The first point simply follows from the observation that the fractional part of $n^r$ is in $]0,\frac{1}{2}[$ for infinitely many $n$, so that $b \geq n^{r} + \frac{1}{2}$ in the decomposition $a(n) = bc$. Thus $a(n) = bc \geq (n^{r} + \frac{1}{2})n^{1-r} = n + \frac{1}{2} n^{1-r}. $

The second point follows from standard point-counting methods, by using the inequality $$\mathbb{1}_{(b,c)=1} \geq 1 - \sum_p \mathbb{1}_{p|b,p|c} .$$

Added : Let me expand what I meant by "standard point-counting methods". One has, for $\delta > n^{-r}$, $$ \sum_{b > n^{r}, c > n^{1-r} \\ bc \leq n(1+ \delta)} \mathbb{1}_{(b,c)=1} \geq N(n^r,n^{1-r},\delta) - \sum_p N \left( \frac{n^r}{p},\frac{n^{1-r}}{p}, \delta \right),$$ where $$ N(X,Y,\delta) = \sum_{b > X, c > Y \\ bc \leq XY(1+ \delta)} 1. $$ Now, let's assume $\delta < 1$. Then $N(X,Y,\delta) = 0$ if $X < (1+ \delta)^{-1}$ or $Y < (1+ \delta)^{-1}$. So let's assume that $X,Y \geq (1+ \delta)^{-1}$ (corresponding to $p \leq (1+\delta) n^r)$ above).
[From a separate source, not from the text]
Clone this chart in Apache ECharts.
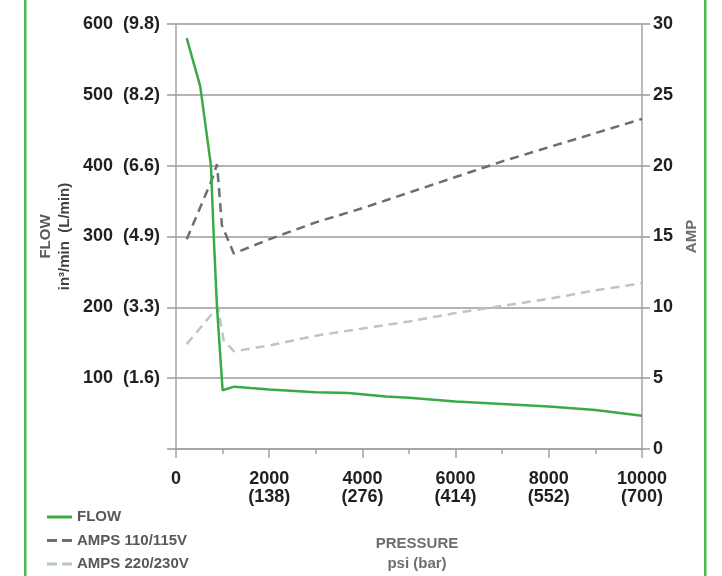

Now, $$ N(X,Y,\delta) = \sum_{X < b \leq X(1 + \delta)} \left( \sum_{Y < c \leq \frac{XY(1+\delta)}{b}} 1\right) \\ = \sum_{X < b \leq X(1 + \delta)} \left( \frac{XY(1+\delta)}{b} - Y + O(1) \right) \\ = f(\delta) XY + O(1 + \delta X + \delta Y), $$ where $f(\delta) = (1 + \delta) \log(1+\delta) - \delta$. This implies $$N(n^r,n^{1-r},\delta) - \sum_{p \leq \delta n^{\frac{1}{2}}} N \left( \frac{n^r}{p},\frac{n^{1-r}}{p}, \delta \right) \geq c f(\delta) n + O(\delta n^{1-r} \log \log(3n)),$$ where $c = 1 - \sum_{p} p^{-2}$ is a positive constant. For $p > \delta n^{\frac{1}{2}}$, the quantity $N \left( \frac{n^r}{p},\frac{n^{1-r}}{p}, \delta \right)$ counts at most one $b$, and there are $\ll n^{\frac{1}{2} - r}$ choices for $c$, hence $$ N \left( \frac{n^r}{p},\frac{n^{1-r}}{p}, \delta \right) \ll n^{\frac{1}{2} - r} \sum_{n^r<bp\leq n^r(1+\delta)} 1. $$ Setting $k = pb$, we get $$ \sum_{p > \delta n^{\frac{1}{2}}} N \left( \frac{n^r}{p},\frac{n^{1-r}}{p}, \delta \right) \ll n^{\frac{1}{2} - r} \sum_{n^r<k\leq n^r(1+\delta)} \omega(k) \ll \delta n^{\frac{1}{2}} \log(3n) $$ Using that $f(\delta) \asymp \delta^2$, one gets the result with $\delta = Cn^{-r} \log \log(3n)$, the constant $C$ being chosen large enough.